Ellie Schiller Homosassa Springs Wildlife State Park welcomes a second endangered Florida panther kitten. The kitten, now 7 to 8 months old, is named Sakata. He weighs approximately 35 to 40 pounds. He was found on Monday, January 18, 2016 by employees performing routine field maintenance at the Sakata Research Station in Fort Myers, Florida. The male panther kitten was only 2 to 3 months old when found abandoned and sleeping in one of the fields.
Sakata Research Station employees contacted Florida Fish and Wildlife Conservation Commission and the panther kitten was taken to nearby Naples Zoo at Caribbean Gardens for temporary care until a permanent home could be found for the kitten. The Naples Zoo has a facility for housing injured and orphaned panthers. The kitten who originally was designated as UCFP261, has been named Sakata after the location where he was rescued.
The Research Station allowed U.S. Fish and Wildlife Service and FWC access to the property to see if the kitten’s mother could be located.
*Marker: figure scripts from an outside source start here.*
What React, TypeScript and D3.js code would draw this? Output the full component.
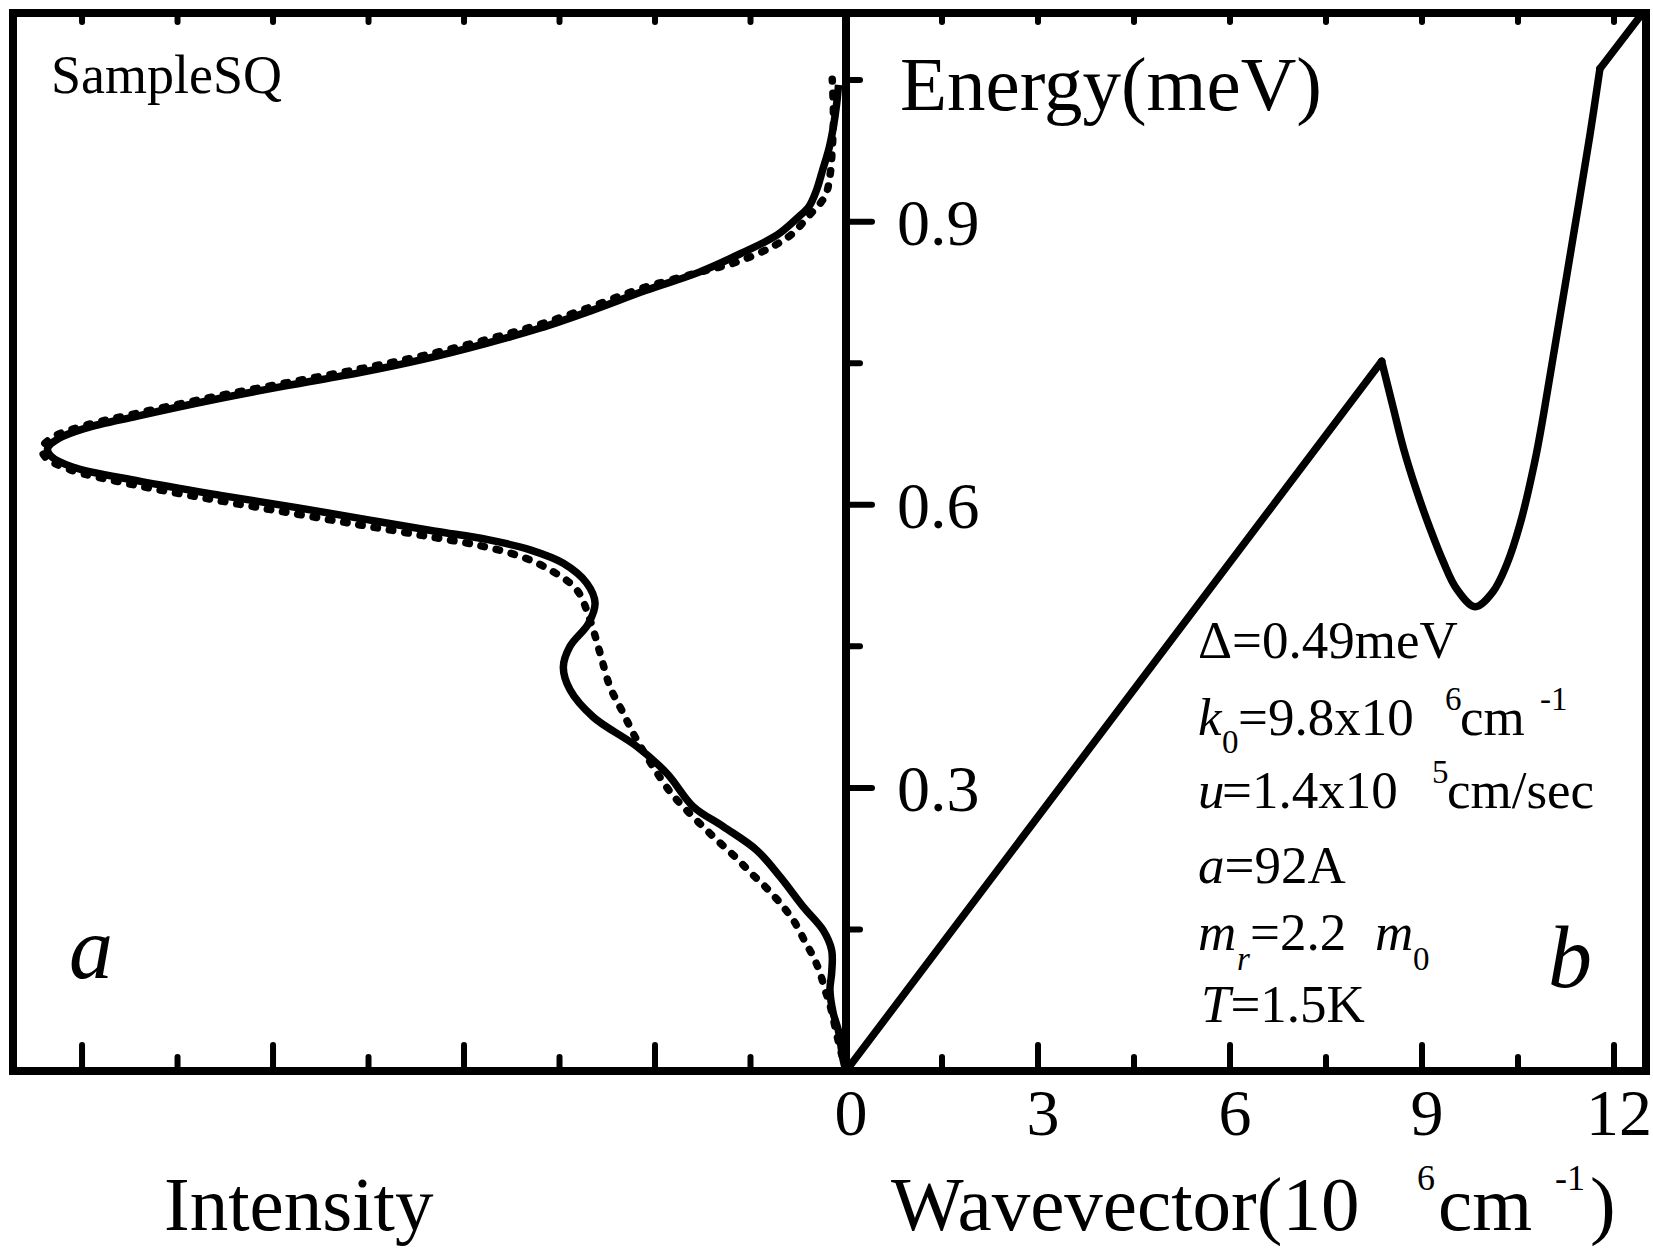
import * as d3 from 'd3'

const W = 1653
const H = 1249

// shared energy axis (meV)
const energyMajor = [0.3, 0.6, 0.9]
const energyMinor = [0.15, 0.45, 0.75, 1.05]
const energyLabels = ['0.3', '0.6', '0.9']

// wavevector axis (10^6 cm^-1)
const kMajor = [0, 3, 6, 9, 12]
const kMinor = [1.5, 4.5, 7.5, 10.5]
const kLabels = ['0', '3', '6', '9', '12']

// intensity axis (no labels)
const intensityMajor = [2, 4, 6, 8]
const intensityMinor = [1, 3, 5, 7]

// panel a: spectra, solid (measured) and dotted (calculated)
const solidE = [0, 0.012, 0.043, 0.061, 0.086, 0.104, 0.128, 0.149, 0.174, 0.206, 0.234, 0.259, 0.28, 0.315, 0.344, 0.375, 0.404, 0.428, 0.45, 0.474, 0.496, 0.517, 0.538, 0.552, 0.563, 0.572, 0.584, 0.597, 0.61, 0.625, 0.64, 0.652, 0.66, 0.67, 0.681, 0.694, 0.711, 0.726, 0.74, 0.754, 0.771, 0.787, 0.806, 0.827, 0.846, 0.866, 0.886, 0.905, 0.916, 0.933, 0.955, 0.978, 1.0, 1.023, 1.045]
const solidI = [0, 0.03, 0.08, 0.133, 0.168, 0.15, 0.15, 0.238, 0.447, 0.691, 0.935, 1.285, 1.599, 1.872, 2.192, 2.646, 2.89, 2.96, 2.89, 2.698, 2.628, 2.715, 2.96, 3.3, 3.75, 4.3, 5.0, 5.75, 6.55, 7.4, 8.1, 8.33, 8.36, 8.25, 7.97, 7.42, 6.64, 5.87, 5.09, 4.43, 3.765, 3.21, 2.66, 2.1, 1.55, 1.107, 0.72, 0.498, 0.388, 0.31, 0.244, 0.177, 0.133, 0.1, 0.078]

const dottedE = [0, 0.033, 0.07, 0.086, 0.104, 0.121, 0.137, 0.157, 0.174, 0.192, 0.209, 0.227, 0.245, 0.262, 0.28, 0.296, 0.322, 0.351, 0.379, 0.407, 0.443, 0.478, 0.51, 0.531, 0.545, 0.556, 0.566, 0.578, 0.591, 0.605, 0.621, 0.637, 0.65, 0.66, 0.672, 0.684, 0.697, 0.714, 0.729, 0.744, 0.758, 0.775, 0.791, 0.81, 0.829, 0.846, 0.857, 0.872, 0.886, 0.905, 0.927, 0.95, 0.978, 1.0, 1.023, 1.051]
const dottedI = [0, 0.084, 0.168, 0.22, 0.272, 0.342, 0.429, 0.534, 0.657, 0.814, 0.987, 1.162, 1.354, 1.529, 1.704, 1.843, 2.018, 2.192, 2.332, 2.471, 2.576, 2.681, 2.82, 3.099, 3.4, 3.8, 4.35, 5.05, 5.8, 6.6, 7.45, 8.12, 8.38, 8.42, 8.3, 7.97, 7.42, 6.64, 5.87, 5.09, 4.43, 3.765, 3.21, 2.66, 2.15, 1.55, 1.15, 0.8, 0.576, 0.4, 0.22, 0.166, 0.144, 0.133, 0.133, 0.144]

// panel b: dispersion curve
const phononK = [0, 8.37]
const phononE = [0, 0.752]
const rotonK = [8.37, 8.55, 8.71, 8.92, 9.125, 9.33, 9.54, 9.83, 10.11, 10.32, 10.53, 10.76, 10.9, 11.1, 11.36, 11.62, 11.78]
const rotonE = [0.752, 0.703, 0.66, 0.614, 0.575, 0.54, 0.511, 0.492, 0.508, 0.536, 0.579, 0.645, 0.696, 0.777, 0.883, 0.99, 1.062]
const tailK = [11.78, 12.48]
const tailE = [1.062, 1.124]

const FONT = "'Liberation Serif', 'Times New Roman', serif"

const left = 13
const top = 13
const axisX = 846
const right = 1646
const bottom = 1071

const xK = d3.scaleLinear().domain([0, 12.5]).range([axisX, right])
const xI = d3.scaleLinear().domain([0, 8.723]).range([axisX, left])
const yE = d3.scaleLinear().domain([0, 1.1211]).range([bottom, top])

const zip = (a: number[], b: number[]) => a.map((v, i) => [v, b[i]] as [number, number])

export default function App() {
  const specLine = d3.line<[number, number]>()
    .x(d => xI(d[1]))
    .y(d => yE(d[0]))
    .curve(d3.curveCatmullRom.alpha(0.5))

  const dispStraight = d3.line<[number, number]>()
    .x(d => xK(d[0]))
    .y(d => yE(d[1]))

  const dispSmooth = d3.line<[number, number]>()
    .x(d => xK(d[0]))
    .y(d => yE(d[1]))
    .curve(d3.curveCatmullRom.alpha(0.5))

  const MAJ = 26
  const MIN = 14
  const TOPT = 9

  return (
    <svg width={W} height={H} style={{ position: 'absolute', left: 0, top: 0, background: '#fff' }}
      fontFamily={FONT}>
      <defs>
        <clipPath id="panelB">
          <rect x={axisX} y={top} width={right - axisX} height={bottom - top} />
        </clipPath>
        <clipPath id="panelA">
          <rect x={left} y={top} width={axisX - left} height={bottom - top} />
        </clipPath>
      </defs>

      {/* spectra */}
      <g clipPath="url(#panelA)" fill="none" stroke="#000">
        <path d={specLine(zip(dottedE, dottedI)) || ''} strokeWidth={7.5} strokeDasharray="3.5 12" strokeLinecap="round" />
        <path d={specLine(zip(solidE, solidI)) || ''} strokeWidth={7.5} strokeLinejoin="round" />
      </g>

      {/* dispersion */}
      <g clipPath="url(#panelB)" fill="none" stroke="#000" strokeWidth={7.5} strokeLinejoin="round" strokeLinecap="round">
        <path d={dispStraight(zip(phononK, phononE)) || ''} />
        <path d={dispSmooth(zip(rotonK, rotonE)) || ''} />
        <path d={dispStraight(zip(tailK, tailE)) || ''} />
      </g>

      {/* ticks */}
      <g stroke="#000" strokeWidth={6} strokeLinecap="round">
        {intensityMajor.map(v => (
          <g key={'im' + v}>
            <line x1={xI(v)} x2={xI(v)} y1={bottom} y2={bottom - MAJ} />
            <line x1={xI(v)} x2={xI(v)} y1={top} y2={top + TOPT} />
          </g>
        ))}
        {intensityMinor.map(v => (
          <g key={'in' + v}>
            <line x1={xI(v)} x2={xI(v)} y1={bottom} y2={bottom - MIN} />
            <line x1={xI(v)} x2={xI(v)} y1={top} y2={top + TOPT} />
          </g>
        ))}
        {kMajor.map(v => (
          <g key={'km' + v}>
            <line x1={xK(v)} x2={xK(v)} y1={bottom} y2={bottom - MAJ} />
            <line x1={xK(v)} x2={xK(v)} y1={top} y2={top + TOPT} />
          </g>
        ))}
        {kMinor.map(v => (
          <g key={'kn' + v}>
            <line x1={xK(v)} x2={xK(v)} y1={bottom} y2={bottom - MIN} />
            <line x1={xK(v)} x2={xK(v)} y1={top} y2={top + TOPT} />
          </g>
        ))}
        {energyMajor.map(v => (
          <line key={'em' + v} x1={axisX} x2={axisX + MAJ} y1={yE(v)} y2={yE(v)} />
        ))}
        {energyMinor.map(v => (
          <line key={'en' + v} x1={axisX} x2={axisX + MIN} y1={yE(v)} y2={yE(v)} />
        ))}
      </g>

      {/* frames */}
      <g fill="none" stroke="#000" strokeWidth={8} strokeLinejoin="miter">
        <rect x={left} y={top} width={axisX - left} height={bottom - top} />
        <rect x={axisX} y={top} width={right - axisX} height={bottom - top} />
      </g>

      {/* tick labels */}
      <g fontSize={66} fill="#000">
        {energyMajor.map((v, i) => (
          <text key={'el' + v} x={897} y={yE(v) + 23}>{energyLabels[i]}</text>
        ))}
        {kMajor.map((v, i) => (
          <text key={'kl' + v} x={xK(v) + 5} y={1135} textAnchor="middle">{kLabels[i]}</text>
        ))}
      </g>

      {/* axis titles */}
      <text x={900} y={110} fontSize={77}>Energy(meV)</text>
      <text x={164} y={1230} fontSize={77}>Intensity</text>
      <text x={891} y={1230} fontSize={77}>
        Wavevector(10
        <tspan x={1417} dy={-40} fontSize={36}>6</tspan>
        <tspan x={1438} dy={40}>cm</tspan>
        <tspan x={1555} dy={-40} fontSize={36}>-1</tspan>
        <tspan x={1590} dy={40}>)</tspan>
      </text>

      {/* panel labels */}
      <text x={51} y={93} fontSize={54}>SampleSQ</text>
      <text x={69} y={978} fontSize={88} fontStyle="italic">a</text>
      <text x={1548} y={987} fontSize={88} fontStyle="italic">b</text>

      {/* parameters */}
      <g fontSize={53} fill="#000">
        <text x={1198} y={658}>Δ=0.49meV</text>
        <text x={1198} y={735}>
          <tspan fontStyle="italic">k</tspan>
          <tspan x={1222} dy={18} fontSize={33}>0</tspan>
          <tspan x={1238} dy={-18}>=9.8x10</tspan>
          <tspan x={1445} dy={-25} fontSize={33}>6</tspan>
          <tspan x={1460} dy={25}>cm</tspan>
          <tspan x={1540} dy={-25} fontSize={33}>-1</tspan>
        </text>
        <text x={1198} y={808}>
          <tspan fontStyle="italic">u</tspan>
          <tspan x={1222}>=1.4x10</tspan>
          <tspan x={1432} dy={-25} fontSize={33}>5</tspan>
          <tspan x={1447} dy={25}>cm/sec</tspan>
        </text>
        <text x={1198} y={883}>
          <tspan fontStyle="italic">a</tspan>
          <tspan>=92A</tspan>
        </text>
        <text x={1198} y={950}>
          <tspan fontStyle="italic">m</tspan>
          <tspan x={1237} dy={20} fontSize={33} fontStyle="italic">r</tspan>
          <tspan x={1250} dy={-20}>=2.2</tspan>
          <tspan x={1375} fontStyle="italic">m</tspan>
          <tspan x={1413} dy={20} fontSize={33}>0</tspan>
        </text>
        <text x={1201} y={1022}>
          <tspan fontStyle="italic">T</tspan>
          <tspan>=1.5K</tspan>
        </text>
      </g>
    </svg>
  )
}
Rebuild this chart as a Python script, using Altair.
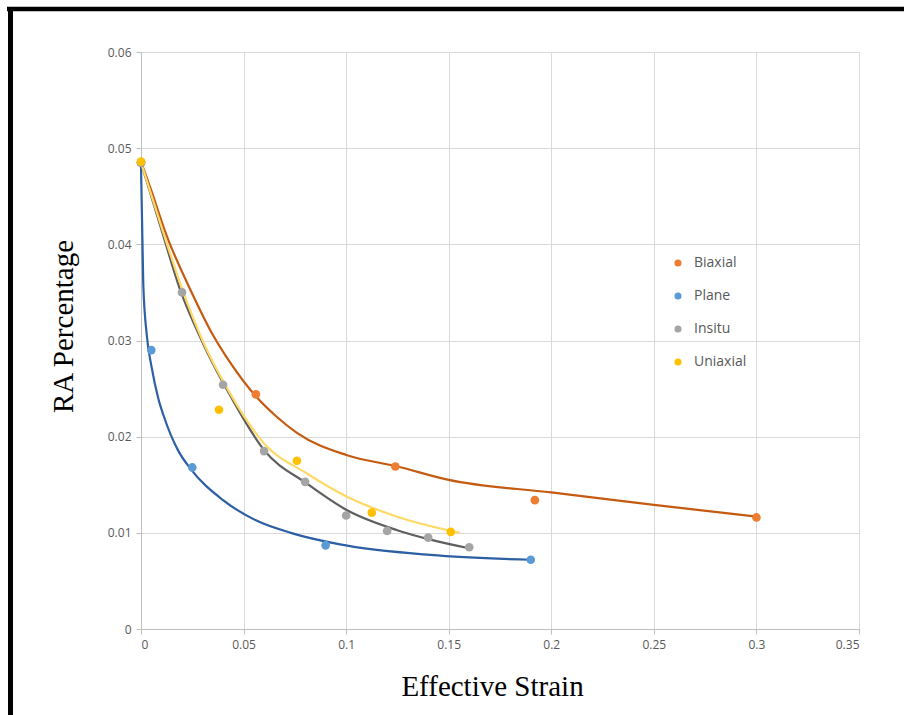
import altair as alt
import pandas as pd

# ---------------- data ----------------
series_names = ["Biaxial", "Plane", "Insitu", "Uniaxial"]
point_colors = ["#ED7D31", "#5B9BD5", "#A5A5A5", "#FFC000"]
line_colors = ["#C55A11", "#2C5FA3", "#5F5F5F", "#FFD966"]

# measured points
biaxial_x = [0.0, 0.056, 0.124, 0.192, 0.300]
biaxial_y = [0.0485, 0.0244, 0.0169, 0.0134, 0.0116]
plane_x = [0.0, 0.005, 0.025, 0.090, 0.190]
plane_y = [0.0485, 0.0290, 0.0168, 0.0087, 0.0072]
insitu_x = [0.0, 0.020, 0.040, 0.060, 0.080, 0.100, 0.120, 0.140, 0.160]
insitu_y = [0.0485, 0.0350, 0.0254, 0.0185, 0.0153, 0.0118, 0.0102, 0.0095, 0.0085]
uniaxial_x = [0.0, 0.038, 0.076, 0.1125, 0.151]
uniaxial_y = [0.0486, 0.0228, 0.0175, 0.0121, 0.0101]

# fitted trend curves
biaxial_fit_x = [0.0, 0.005, 0.012, 0.0247, 0.035, 0.0435, 0.056, 0.066, 0.076, 0.100, 0.125, 0.150, 0.200, 0.250, 0.300]
biaxial_fit_y = [0.0486, 0.0456, 0.0412, 0.0350, 0.0306, 0.0277, 0.0242, 0.0221, 0.0204, 0.0181, 0.0169, 0.0155, 0.0142, 0.0129, 0.0117]
plane_fit_x = [0.0, 0.0011, 0.0028, 0.0052, 0.0084, 0.011, 0.018, 0.024, 0.040, 0.056, 0.073, 0.097, 0.141, 0.190]
plane_fit_y = [0.0482, 0.0359, 0.0306, 0.0272, 0.0240, 0.0222, 0.0186, 0.0167, 0.0134, 0.0113, 0.0100, 0.0088, 0.0077, 0.0072]
insitu_fit_x = [0.0, 0.010, 0.0192, 0.030, 0.040, 0.0434, 0.060, 0.081, 0.100, 0.1245, 0.141, 0.160]
insitu_fit_y = [0.0485, 0.0415, 0.0352, 0.0298, 0.0256, 0.0243, 0.0186, 0.0151, 0.0124, 0.0103, 0.0093, 0.0084]
uniaxial_fit_x = [0.0, 0.010, 0.020, 0.030, 0.0434, 0.060, 0.0807, 0.100, 0.1245, 0.1554]
uniaxial_fit_y = [0.0485, 0.0418, 0.0354, 0.0300, 0.0245, 0.0193, 0.0162, 0.0138, 0.0117, 0.0100]

x_ticks = [0, 0.05, 0.1, 0.15, 0.2, 0.25, 0.3, 0.35]
y_ticks = [0, 0.01, 0.02, 0.03, 0.04, 0.05, 0.06]

# ---------------- tables ----------------
pts_x = [biaxial_x, plane_x, insitu_x, uniaxial_x]
pts_y = [biaxial_y, plane_y, insitu_y, uniaxial_y]
fit_x = [biaxial_fit_x, plane_fit_x, insitu_fit_x, uniaxial_fit_x]
fit_y = [biaxial_fit_y, plane_fit_y, insitu_fit_y, uniaxial_fit_y]

pts_rows, fit_rows = [], []
for i, name in enumerate(series_names):
    for xv, yv in zip(pts_x[i], pts_y[i]):
        pts_rows.append({"series": name, "order": i, "x": xv, "y": yv})
    for xv, yv in zip(fit_x[i], fit_y[i]):
        fit_rows.append({"series": name + " fit", "order": i, "x": xv, "y": yv})
pts = pd.DataFrame(pts_rows)
fits = pd.DataFrame(fit_rows)

W, H = 718, 577

x_scale = alt.Scale(domain=[0, 0.35], nice=False, zero=False)
y_scale = alt.Scale(domain=[0, 0.06], nice=False, zero=False)

x_axis = alt.Axis(
    values=x_ticks, format="~g", title="Effective Strain",
    titleX=351, titleY=57, titleAlign="center", titleBaseline="middle",
)
y_axis = alt.Axis(
    values=y_ticks, format="~g", title="RA Percentage",
    titleX=-78, titleY=274, titleAngle=270, titleAlign="center", titleBaseline="middle",
)

lines = alt.Chart(fits).mark_line(interpolate="monotone", strokeWidth=2.2).encode(
    x=alt.X("x:Q", scale=x_scale, axis=x_axis),
    y=alt.Y("y:Q", scale=y_scale, axis=y_axis),
    stroke=alt.Stroke(
        "series:N",
        scale=alt.Scale(domain=[s + " fit" for s in series_names], range=line_colors),
        legend=None,
    ),
    detail="series:N",
)

points = alt.Chart(pts).mark_circle(size=75, opacity=1).encode(
    x=alt.X("x:Q", scale=x_scale),
    y=alt.Y("y:Q", scale=y_scale),
    fill=alt.Fill(
        "series:N",
        scale=alt.Scale(domain=series_names, range=point_colors),
        legend=alt.Legend(
            title=None, orient="none", legendX=530, legendY=204,
            symbolType="circle", symbolSize=50, labelFontSize=14,
            labelColor="#595959", labelFont="Open Sans", rowPadding=19,
            labelOffset=9, padding=0,
        ),
    ),
    order="order:Q",
)

# decorative black frame (top and left edges), in pixels around the plot area
frame_top = alt.Chart(pd.DataFrame({"k": [0]})).mark_rule(
    color="black", strokeWidth=4.5, clip=False
).encode(x=alt.value(-134), x2=alt.value(765), y=alt.value(-43))
frame_left = alt.Chart(pd.DataFrame({"k": [0]})).mark_rule(
    color="black", strokeWidth=5, clip=False
).encode(x=alt.value(-130.5), y=alt.value(-45), y2=alt.value(665))

chart = alt.layer(lines, points, frame_top, frame_left).properties(
    width=W, height=H,
    autosize=alt.AutoSizeParams(type="none"),
    padding={"left": 141, "top": 52, "right": 45, "bottom": 86},
    background="white",
).configure_view(stroke="transparent").configure_axis(
    grid=True, gridColor="#D9D9D9", gridWidth=1,
    domainColor="#BFBFBF", domainWidth=1,
    tickColor="#BFBFBF", tickSize=5, tickWidth=1,
    labelColor="#595959", labelFont="Open Sans", labelFontSize=12,
    labelPadding=5,
    titleFont="Liberation Serif", titleFontSize=29, titleFontWeight="normal",
    titleColor="black",
)

chart.save("out.html", embed_options={"renderer": "svg", "actions": False})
Their research concluded that the kitten most likely became lost during a rare encounter of two mothers with kittens crossing paths in the field and the kitten attempted to leave with the wrong mother. Unfortunately they did not find the kitten’s mother and therefore were not able to reunite them.
USFWS and the FWC worked together to find a permanent home for Sakata as it does for cats that for whatever reason could not survive in the wild. They decided that Ellie Schiller Homosassa Springs Wildlife State Park would be Sakata’s new home. The park is currently home to Yuma, a two and a half year old Florida Panther who was also rescued as an orphan. Ellie Schiller Homosassa Springs Wildlife State Park has also been home to other Florida panthers and cougars and has a large panther habitat.